Japan Moves to Reclassify Crypto as Financial Products and Proposes Flat 20% Tax

Illustration showing Japan’s financial regulators shifting Bitcoin and Ethereum into a new financial product category

Reclassification of Cryptoassets

Japan’s Financial Services Agency (FSA) is preparing a sweeping regulatory shift by reclassifying 105 cryptoassets, including major assets like Bitcoin and Ethereum, as official financial products. This represents a strategic effort to integrate digital assets more tightly into the country’s financial system and clarify their legal standing for investors, institutions, and taxation authorities.

Flat 20 Percent Capital Gains Tax Proposal

One of the most significant changes in the proposal is a reduction of the tax burden for individual investors. Currently, crypto profits in Japan fall under progressive income tax rates that can reach as high as 55 percent. The FSA intends to replace this with a flat 20 percent capital gains tax starting in fiscal year 2026, placing crypto investments on par with traditional securities such as stocks.

Insider Trading Restrictions Under Review

Alongside the reclassification and tax overhaul, the agency is considering new insider trading measures. These rules would restrict affiliated entities from trading tokens based on undisclosed information, including exchange listing plans or financial status of token issuers.

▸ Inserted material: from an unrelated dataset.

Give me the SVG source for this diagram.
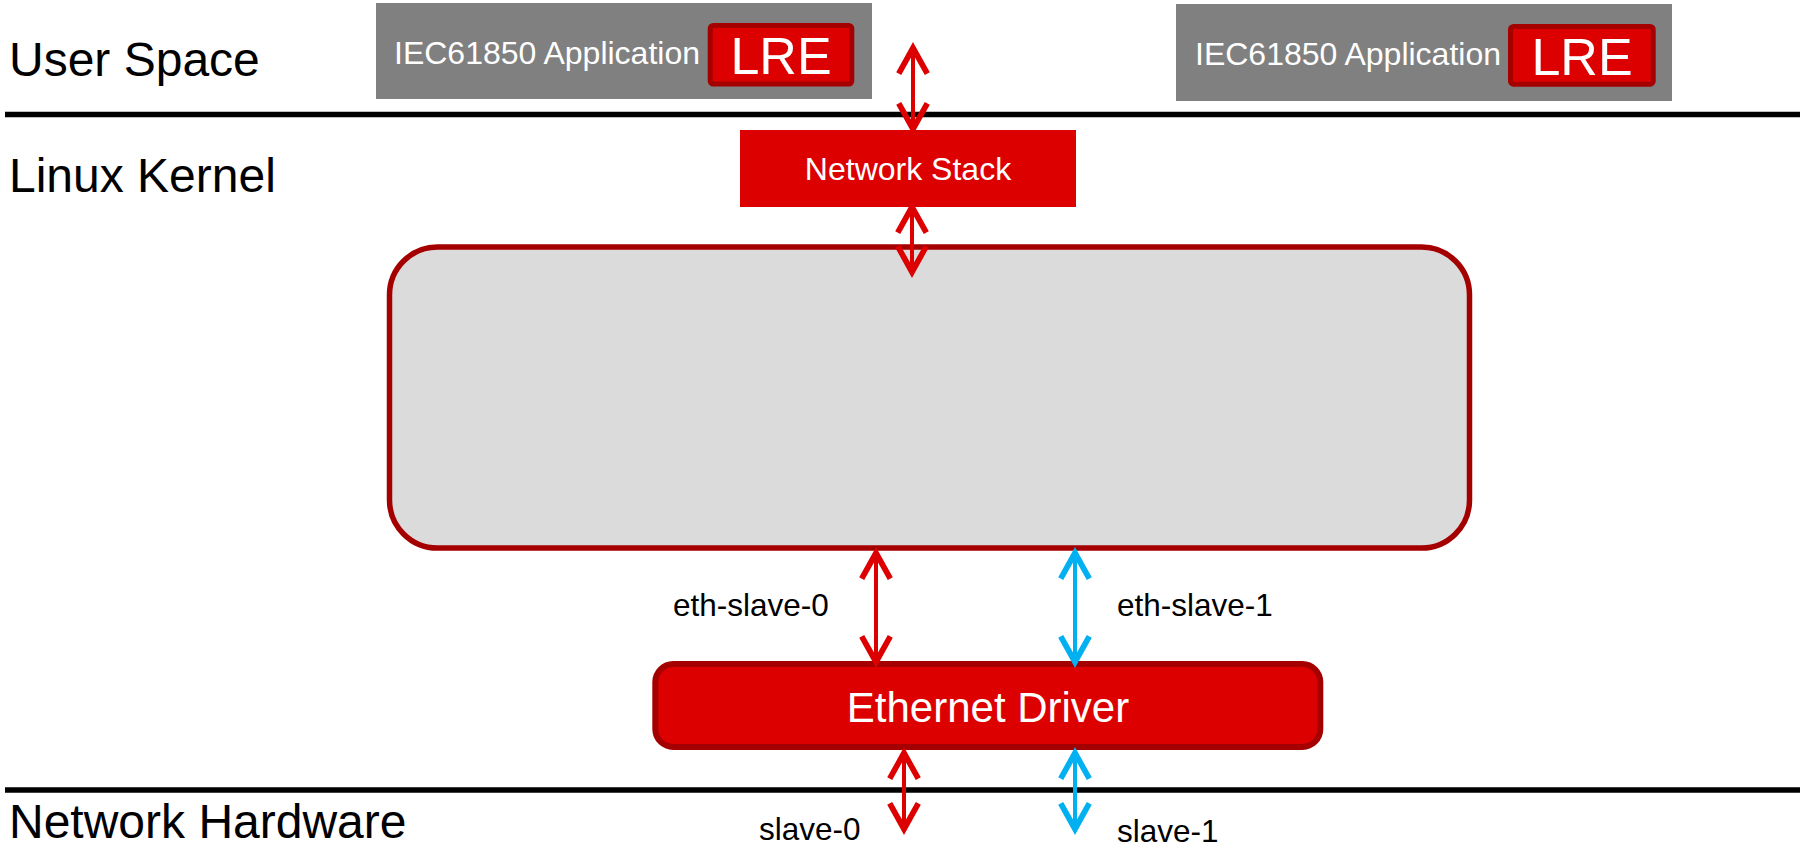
<svg xmlns="http://www.w3.org/2000/svg" width="1805" height="849" viewBox="0 0 1805 849">
  <style>
    text { font-family: "Liberation Sans", Arial, sans-serif; }
    .layer { font-size: 48px; fill: #000; }
    .app { fill: #808080; }
    .app-text { font-size: 32px; fill: #fff; }
    .lre { fill: #DD0000; stroke: #A50000; stroke-width: 5; }
    .lre-text { font-size: 52px; fill: #fff; text-anchor: middle; }
    .divider { stroke: #000; stroke-width: 5.5; }
    .label { font-size: 31.5px; fill: #000; }
    .red { stroke: #DD0000; stroke-width: 4; fill: none; }
    .blue { stroke: #00B0F0; stroke-width: 4; fill: none; }
  </style>
  <defs>
    <marker id="headRed" markerUnits="userSpaceOnUse" markerWidth="40" markerHeight="40" viewBox="-22 -14 26 28" refX="0" refY="0" orient="auto-start-reverse">
      <path d="M -18 -10 L 0 0 L -18 10" fill="none" stroke="#DD0000" stroke-width="4"/>
    </marker>
    <marker id="headBlue" markerUnits="userSpaceOnUse" markerWidth="40" markerHeight="40" viewBox="-22 -14 26 28" refX="0" refY="0" orient="auto-start-reverse">
      <path d="M -18 -10 L 0 0 L -18 10" fill="none" stroke="#00B0F0" stroke-width="4"/>
    </marker>
  </defs>

  <rect width="1805" height="849" fill="#fff"/>

  <!-- layer dividers and captions -->
  <g id="layers">
    <line class="divider" x1="5" y1="114.5" x2="1800" y2="114.5"/>
    <line class="divider" x1="5" y1="790" x2="1800" y2="790"/>
    <text class="layer" x="9" y="76" font-size="50">User Space</text>
    <text class="layer" x="9" y="192">Linux Kernel</text>
    <text class="layer" x="9" y="838">Network Hardware</text>
  </g>

  <g id="app-left">
    <rect class="app" x="376" y="3" width="496" height="96"/>
    <text class="app-text" x="394" y="64">IEC61850 Application</text>
    <rect class="lre" x="710.2" y="25.5" width="141.6" height="58.5" rx="3"/>
    <text class="lre-text" x="781" y="74">LRE</text>
  </g>

  <g id="app-right">
    <rect class="app" x="1176" y="4" width="496" height="97"/>
    <text class="app-text" x="1195" y="65">IEC61850 Application</text>
    <rect class="lre" x="1510.5" y="26.5" width="142.7" height="57.7" rx="3"/>
    <text class="lre-text" x="1582" y="75">LRE</text>
  </g>

  <g id="network-stack">
    <rect x="740" y="130" width="336" height="77" fill="#DD0000"/>
    <text x="908" y="180" font-size="32" fill="#fff" text-anchor="middle">Network Stack</text>
  </g>

  <g id="kernel-block">
    <rect x="389.5" y="247" width="1080" height="301" rx="48" fill="#DBDBDB" stroke="#A50000" stroke-width="5.5"/>
  </g>

  <g id="ethernet-driver">
    <rect x="655.3" y="664" width="665" height="83" rx="18" fill="#DD0000" stroke="#A50000" stroke-width="6"/>
    <text x="988" y="722" font-size="42" fill="#fff" text-anchor="middle">Ethernet Driver</text>
  </g>

  <g id="labels">
    <text class="label" x="673" y="616">eth-slave-0</text>
    <text class="label" x="1117" y="616">eth-slave-1</text>
    <text class="label" x="759" y="840">slave-0</text>
    <text class="label" x="1117" y="842">slave-1</text>
  </g>

  <!-- bidirectional links -->
  <g id="connectors">
    <line class="red" x1="913" y1="48" x2="913" y2="129" marker-start="url(#headRed)" marker-end="url(#headRed)"/>
    <line class="red" x1="912" y1="207" x2="912" y2="272" marker-start="url(#headRed)" marker-end="url(#headRed)"/>
    <line class="red" x1="876" y1="553" x2="876" y2="662" marker-start="url(#headRed)" marker-end="url(#headRed)"/>
    <line class="blue" x1="1075" y1="553" x2="1075" y2="662" marker-start="url(#headBlue)" marker-end="url(#headBlue)"/>
    <line class="red" x1="904" y1="753" x2="904" y2="829" marker-start="url(#headRed)" marker-end="url(#headRed)"/>
    <line class="blue" x1="1075" y1="753" x2="1075" y2="829" marker-start="url(#headBlue)" marker-end="url(#headBlue)"/>
  </g>
</svg>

The goal is to enhance market integrity and bring stricter investor protection standards to the digital asset ecosystem.

A Step Toward Global Alignment

Japan’s reforms align with broader global trends, as governments increasingly seek structured, transparent frameworks for digital asset regulation. With the proposed changes, Japan aims to create a more competitive environment that attracts institutional interest while ensuring robust market oversight.

What This Means for Crypto Investors

If adopted, the new rules will make Japan one of the more investor-friendly jurisdictions for digital assets, offering clearer tax rules and stronger protections. A flat 20 percent tax is expected to encourage greater participation from retail traders and further legitimize crypto within the country’s financial sector.